ELA: Vocabulary Pre-Teaching Strategy using Discovery Education

Posted on Updated on

Looking for a new way to pre-teach vocabulary? Try setting the stage for all readers by viewing Discovery Education videos with transcripts.

Screen Shot 2013-10-17 at 4.25.57 AM

One of the major educational shifts in the Idaho Core Standards is an increased focus on building students’ vocabulary through content area reading and the development of a more academic vocabulary. An academic vocabulary includes words a reader would find in all types of complex texts across many subject areas. Typically these words are referred to as Tier Two words.

In the past, curriculum has focused on more specific vocabulary words, but now digital and traditional reading materials aligned with the Idaho Core Standards are designed to help students develop a more general vocabulary and allow students to access a wider variety of texts. Tier Two words are very easy to generalize from text to text.

An easy way to integrate more Tier Two vocabulary into everyday routines and help struggling readers understand more complex text is to turn the transcript feature on in Discovery Education. Encourage students to keep a running list of words that might be necessary to understand the information presented in the video.  Reading research has repeatedly shown combining new vocabulary with visual aids results in higher acquisition rates than using dictionary definitions alone. Supporting students by pre-teaching important Tier Two words can help struggling readers more easily comprehend complex text across disciplines once it is time to read the traditional text book.

Examples of academic vocabulary at each tier:

Tier One words are the words of everyday speech that are usually learned in preschool and kindergarten. They are words that are not considered to be a challenge for most English speakers. While Tier One words are important, they are not the focus of many discussions.

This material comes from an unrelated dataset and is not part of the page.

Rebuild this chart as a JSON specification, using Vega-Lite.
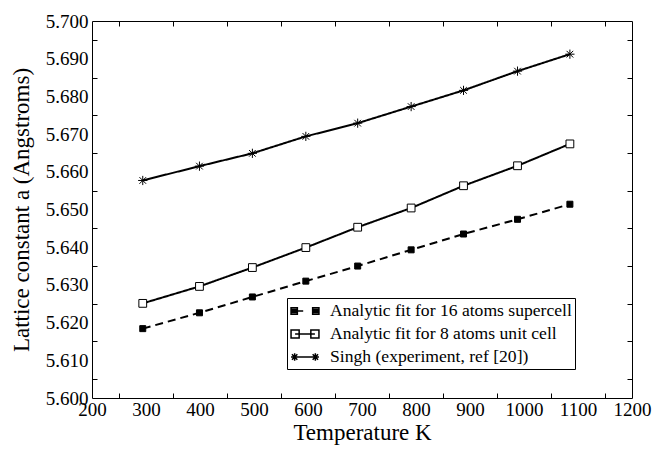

Tier Two words are far more likely to appear in written materials than in speech. They appear in all sorts of texts: informational texts (words such as relative, vary, formulate, specificity, and accumulate), technical texts (calibrate, itemize, periphery), and literary texts (misfortune, dignified, faltered, unabashedly). Tier Two words often represent subtle ways to say simple things—For example, saunter instead of walk.

Tier Three words are very subject specific (lava, carburetor, legislature, circumference, aorta) and are key to understanding new concepts within a text. Tier Three words are far more common in informational texts than in literary text. Tier three words are often difficult for students to comprehend and are often defined by the author or found in a glossary.